We also needed to attend to all of this in extremely fine design detail, which resulted in CAD files so large they would invariably crash our computers and take as long as five days to print.

Solution

Through innovative CAD modelling, we deployed a parametric modelling approach to the design process that allowed adjustment according to a clients’ boundary conditions and packaging requirements and enabling rapid configuration.

We used concentric layers of channels alternating between cold and hot. We also came up with a unique, highly efficient manifold for delivering fluid into the core in a very even flow distribution that eliminated ‘dead zones’.
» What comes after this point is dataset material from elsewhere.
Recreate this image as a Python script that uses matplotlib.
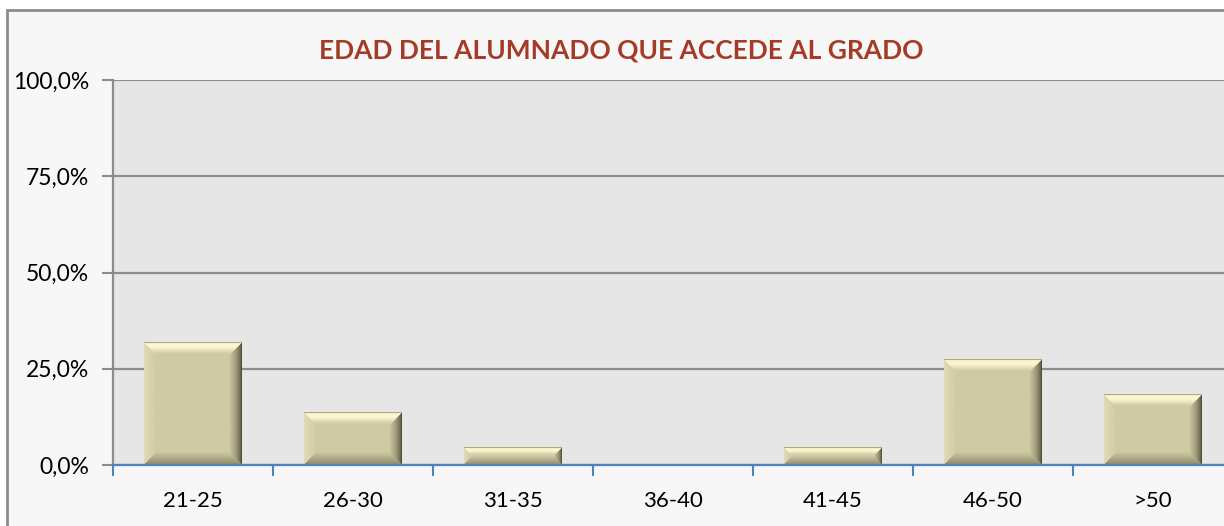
import matplotlib
matplotlib.use('Agg')
import matplotlib.pyplot as plt
from matplotlib.patches import Rectangle
from matplotlib.ticker import FuncFormatter, FixedLocator
import numpy as np

plt.rcParams['font.family'] = ['Lato', 'DejaVu Sans']

# Data
categories = ['21-25', '26-30', '31-35', '36-40', '41-45', '46-50', '>50']
values = [31.8, 13.6, 4.5, 0.0, 4.5, 27.3, 18.2]
y_ticks = [0, 25, 50, 75, 100]
title = 'EDAD DEL ALUMNADO QUE ACCEDE AL GRADO'

W, H = 1224, 526
fig = plt.figure(figsize=(W / 100, H / 100), dpi=100)
fig.patch.set_facecolor('white')

# outer chart frame
frame = Rectangle((7 / W, -0.05), 1.1, (H - 10) / H + 0.05, transform=fig.transFigure,
                  facecolor='#f7f7f7', edgecolor='#8c8c8c', linewidth=2, zorder=-5)
fig.patches.append(frame)

ax_left, ax_right = 113 / W, 1233 / W
ax_bottom, ax_top = (H - 465) / H, (H - 80) / H
ax = fig.add_axes([ax_left, ax_bottom, ax_right - ax_left, ax_top - ax_bottom])
ax.set_zorder(2)
ax.set_facecolor('#e6e6e6')

x = np.arange(len(categories))
bar_w = 0.61
bars = ax.bar(x, values, width=bar_w, color='#cfcaa3', edgecolor='none', zorder=3)

# bevel shading, built from each bar's own geometry
ppx = 1120 / len(categories)   # pixels per category
ppy = 385 / 100                # pixels per percent
bev = 13.0
base = np.array([207, 202, 163]) / 255
hi = np.array([252, 247, 206]) / 255
lt = np.array([224, 219, 184]) / 255
dk = np.array([52, 50, 34]) / 255
bt = np.array([140, 136, 106]) / 255

for b in bars:
    x0, w, h = b.get_x(), b.get_width(), b.get_height()
    if h <= 0:
        continue
    nw = int(round(w * ppx))
    nh = max(int(round(h * ppy)), 2)
    bp = min(bev, nh / 2)
    u = np.arange(nw)[None, :] + 0.5
    v = (nh - np.arange(nh))[:, None] - 0.5  # distance from bottom, row 0 = top
    dl = np.broadcast_to(u, (nh, nw))
    dr = nw - dl
    db = np.broadcast_to(v, (nh, nw))
    dt = nh - db
    d = np.stack([dt, db, dl, dr])
    side = np.argmin(d, axis=0)
    dmin = np.min(d, axis=0)
    t = np.clip(dmin / bp, 0, 1)[..., None]
    img = np.broadcast_to(base, (nh, nw, 3)).copy()
    # top: highlight ramp, brightest a little inside the edge
    prof_top = np.clip(1.6 * np.sin(np.pi * np.clip(t * 0.9 + 0.1, 0, 1)) * (1 - t), 0, 1)
    top_col = base + (hi - base) * prof_top
    edge_dark = (dmin < 1.2)[..., None]
    top_col = np.where(edge_dark, base * 0.85, top_col)
    bot_col = bt + (base - bt) * t
    left_col = lt + (base - lt) * t
    right_col = dk + (base - dk) * np.sqrt(t)
    img = np.where((side == 0)[..., None] & (t < 1), top_col, img)
    img = np.where((side == 1)[..., None] & (t < 1), bot_col, img)
    img = np.where((side == 2)[..., None] & (t < 1), left_col, img)
    img = np.where((side == 3)[..., None] & (t < 1), right_col, img)
    ax.imshow(np.clip(img, 0, 1), extent=(x0, x0 + w, 0, h), aspect='auto',
              interpolation='bilinear', zorder=4)

ax.set_xlim(-0.5, len(categories) - 0.5)
ax.set_ylim(0, 100)

# grid
ax.yaxis.set_major_locator(FixedLocator(y_ticks))
ax.yaxis.grid(True, color='#8c8c8c', linewidth=1.6, zorder=1)
ax.set_axisbelow(True)
ax.yaxis.set_major_formatter(FuncFormatter(lambda v, p: f'{v:.1f}%'.replace('.', ',')))
ax.tick_params(axis='y', length=8, width=1.5, color='#8c8c8c', labelsize=16.5,
               labelcolor='black', pad=9)

# x axis: labels centered, ticks between categories
ax.set_xticks(x)
ax.set_xticklabels(categories)
ax.tick_params(axis='x', which='major', length=0, labelsize=16, pad=19)
ax.set_xticks(np.arange(-0.5, len(categories), 1), minor=True)
ax.tick_params(axis='x', which='minor', length=8, width=1.5, color='#4f81bd')

for s in ['top', 'right']:
    ax.spines[s].set_visible(False)
ax.spines['left'].set_color('#8c8c8c')
ax.spines['left'].set_linewidth(1.6)
ax.spines['bottom'].set_color('#4f81bd')
ax.spines['bottom'].set_linewidth(1.6)
ax.spines['bottom'].set_zorder(7)

fig.text(621 / W, 1 - 50 / H, title, ha='center', va='center', fontsize=19,
         fontweight='bold', color='#a53a26')

fig.savefig('out.png', dpi=100)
A bespoke and streamlined methodology for handling the large files allowed us to work around the limitations of our CAD programs, simultaneously improving the time taken from simulation to manufacture.

Simulation: Accuracy through correlation

Challenge

The complex geometry of the annular design placed a heavy burden on simulation, creating another bottleneck in software performance and computing power.
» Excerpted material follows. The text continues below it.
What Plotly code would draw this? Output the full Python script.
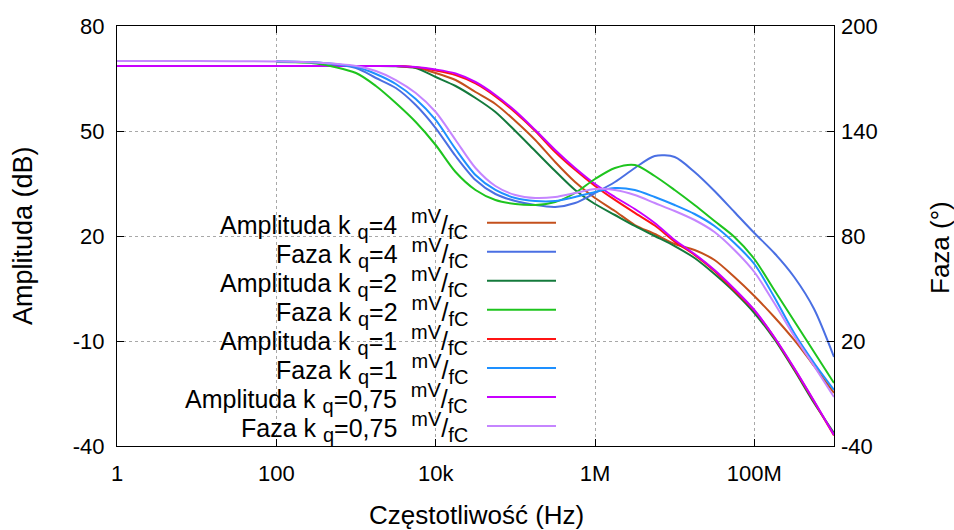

We also needed to accurately predict results given the surface roughness of the LBPF manufacturing method, specifically the pressure drop for a given geometry. Surface roughness generally increases the heat transfer performance through increased mixing and surface area. However, at small feature distances, it increases the pressure drop.

Solution

We created sub-cores that our servers could handle. Those results were then applied to a scaled-up, but simplified model to get a sufficiently accurate overall performance estimate.

We achieved accuracy of predictions by building a large library of correlation data from the testing of our other heat exchangers, and then bringing that data back into the simulation to look for discrepancies between the results (i.e. simulation predicts A, so why are we getting B?). Our approach enabled us to simulate for optimisation of the basic core design and ensure close correlation with the real-world results.
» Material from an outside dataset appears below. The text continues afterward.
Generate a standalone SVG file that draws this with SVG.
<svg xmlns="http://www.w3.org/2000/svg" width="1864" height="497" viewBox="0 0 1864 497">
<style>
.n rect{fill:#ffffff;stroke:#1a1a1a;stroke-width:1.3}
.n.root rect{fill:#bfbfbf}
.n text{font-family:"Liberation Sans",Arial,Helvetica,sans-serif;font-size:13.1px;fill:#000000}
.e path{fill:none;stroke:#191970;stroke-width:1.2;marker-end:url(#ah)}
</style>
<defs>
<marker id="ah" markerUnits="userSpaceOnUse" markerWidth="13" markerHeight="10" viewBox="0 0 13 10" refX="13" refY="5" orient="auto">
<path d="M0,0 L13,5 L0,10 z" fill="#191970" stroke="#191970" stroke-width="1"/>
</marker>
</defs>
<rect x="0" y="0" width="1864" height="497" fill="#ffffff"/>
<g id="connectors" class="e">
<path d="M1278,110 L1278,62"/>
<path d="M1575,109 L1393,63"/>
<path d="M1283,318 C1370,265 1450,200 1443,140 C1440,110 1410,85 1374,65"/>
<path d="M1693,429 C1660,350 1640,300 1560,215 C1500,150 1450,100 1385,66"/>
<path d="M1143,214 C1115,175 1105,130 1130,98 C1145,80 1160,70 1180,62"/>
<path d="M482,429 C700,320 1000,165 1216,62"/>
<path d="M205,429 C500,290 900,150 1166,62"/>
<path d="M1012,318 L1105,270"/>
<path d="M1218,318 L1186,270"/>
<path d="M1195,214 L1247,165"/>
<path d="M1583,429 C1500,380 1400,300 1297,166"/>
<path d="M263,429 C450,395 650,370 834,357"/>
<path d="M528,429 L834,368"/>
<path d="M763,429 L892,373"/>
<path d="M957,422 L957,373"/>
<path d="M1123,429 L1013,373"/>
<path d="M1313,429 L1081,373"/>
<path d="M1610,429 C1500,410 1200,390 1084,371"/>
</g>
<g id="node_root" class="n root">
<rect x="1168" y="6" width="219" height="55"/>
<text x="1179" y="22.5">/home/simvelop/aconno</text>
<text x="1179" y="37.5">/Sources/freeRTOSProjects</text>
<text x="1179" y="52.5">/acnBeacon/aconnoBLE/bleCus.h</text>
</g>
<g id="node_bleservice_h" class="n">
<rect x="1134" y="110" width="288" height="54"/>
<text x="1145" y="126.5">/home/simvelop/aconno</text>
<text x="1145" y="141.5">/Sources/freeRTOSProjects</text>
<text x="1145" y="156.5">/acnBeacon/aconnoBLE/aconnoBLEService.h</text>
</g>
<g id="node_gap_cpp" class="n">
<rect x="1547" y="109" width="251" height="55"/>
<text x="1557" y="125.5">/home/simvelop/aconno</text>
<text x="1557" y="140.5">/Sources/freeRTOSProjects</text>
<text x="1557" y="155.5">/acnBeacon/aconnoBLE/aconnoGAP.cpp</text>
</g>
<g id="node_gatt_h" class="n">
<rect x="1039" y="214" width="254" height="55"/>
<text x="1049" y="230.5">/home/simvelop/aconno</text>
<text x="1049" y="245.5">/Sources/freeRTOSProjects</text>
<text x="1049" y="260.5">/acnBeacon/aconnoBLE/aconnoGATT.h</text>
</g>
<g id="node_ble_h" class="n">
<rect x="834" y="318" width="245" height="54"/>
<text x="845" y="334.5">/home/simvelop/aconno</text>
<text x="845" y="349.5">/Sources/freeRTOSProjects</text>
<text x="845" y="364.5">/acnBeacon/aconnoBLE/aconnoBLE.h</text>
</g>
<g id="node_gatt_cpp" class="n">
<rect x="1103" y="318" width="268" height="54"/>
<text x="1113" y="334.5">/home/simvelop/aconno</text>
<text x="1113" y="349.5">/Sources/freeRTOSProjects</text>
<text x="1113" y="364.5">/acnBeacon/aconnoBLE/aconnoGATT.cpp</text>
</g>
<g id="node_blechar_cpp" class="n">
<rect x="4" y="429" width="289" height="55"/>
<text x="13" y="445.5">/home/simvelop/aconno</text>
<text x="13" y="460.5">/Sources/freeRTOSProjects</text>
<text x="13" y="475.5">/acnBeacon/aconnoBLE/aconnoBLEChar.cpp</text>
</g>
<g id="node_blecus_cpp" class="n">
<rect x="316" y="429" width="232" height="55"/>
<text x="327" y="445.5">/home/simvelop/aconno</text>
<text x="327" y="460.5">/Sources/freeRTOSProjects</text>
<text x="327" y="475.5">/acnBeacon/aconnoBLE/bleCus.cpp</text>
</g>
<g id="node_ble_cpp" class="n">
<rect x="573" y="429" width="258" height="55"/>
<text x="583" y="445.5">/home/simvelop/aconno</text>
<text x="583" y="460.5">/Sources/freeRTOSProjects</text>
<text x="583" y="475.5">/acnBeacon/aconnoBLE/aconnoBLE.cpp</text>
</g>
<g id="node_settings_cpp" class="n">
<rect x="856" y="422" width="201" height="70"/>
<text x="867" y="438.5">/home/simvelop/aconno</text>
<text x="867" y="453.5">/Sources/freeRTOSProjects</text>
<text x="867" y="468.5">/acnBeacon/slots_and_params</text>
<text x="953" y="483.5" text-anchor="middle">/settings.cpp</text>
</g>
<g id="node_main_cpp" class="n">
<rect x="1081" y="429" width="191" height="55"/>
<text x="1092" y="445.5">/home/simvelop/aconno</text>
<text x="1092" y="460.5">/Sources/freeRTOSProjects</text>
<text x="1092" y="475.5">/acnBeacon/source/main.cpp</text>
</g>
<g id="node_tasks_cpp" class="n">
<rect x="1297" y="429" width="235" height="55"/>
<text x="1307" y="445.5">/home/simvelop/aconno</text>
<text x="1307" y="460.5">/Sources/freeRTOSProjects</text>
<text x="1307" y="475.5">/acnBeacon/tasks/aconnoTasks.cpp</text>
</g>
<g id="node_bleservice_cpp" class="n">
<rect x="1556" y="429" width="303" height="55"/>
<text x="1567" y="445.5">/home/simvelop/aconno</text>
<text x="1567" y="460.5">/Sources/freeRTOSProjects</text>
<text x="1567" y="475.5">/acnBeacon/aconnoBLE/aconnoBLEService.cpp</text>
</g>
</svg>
FIGURE 1. Water flow within Annular WCAC HX Manifold

Manufacturing: Reliable, consistent parts for serial production

Challenge

Integral to the success of the annular heat exchanger would be our ability to create reliable parameter sets, the configuration instructions for the 3D printer, that would achieve consistent thickness and a gas tight structure.

With LBPF, powder residue is inevitable and, given the complex geometry of the annular ring, we needed to find a means to fully remove it. If we couldn’t achieve this, the residue powder would impede the fluid flow.

Solution

Using our build parameter optimisation developed over many years, we experimented with parameters, testing, failing and learning, until we succeeded in producing the extremely small, complex geometry reliably. The parameters are essential, any company attempting to manufacture an annular core would be unable to replicate our results without them.

(Right, Conflux Technology’s liquid to liquid annular heat exchanger).

Results: Compelling annular technology

Heat exchanger performance is measured by the transfer of heat between two channels of fluids. Whether cooling or heating the fluid, the outlet temperature quantifies the heat exchange. Pressure drop or hydraulic performance gauges the resistance of flow inside the unit. The goal is to meet as high a heat exchange and as low a pressure drop as possible for maximising performance.

In addition to both heat exchange and pressure drop, producing the smallest, lightest component is generally desirable in engineering, particularly so for motorsport and other demanding applications. The dry weight is the part without any fluids whereas the wet weight includes operating fluids.

Aligning the heat exchange performance allows a comparison of other attributes. For the same HEX, the Conflux WCAC operated with a dramatically lower pressure drop, physical size and dry/wet weight compared to the microtube WCAC. See Figure 2, above right.

These test results, the scalability of the annular design and the ability to tune our geometries to match most boundary conditions presented by our clients represent a new benchmark in heat exchange technology that surpasses previous engineering achievements.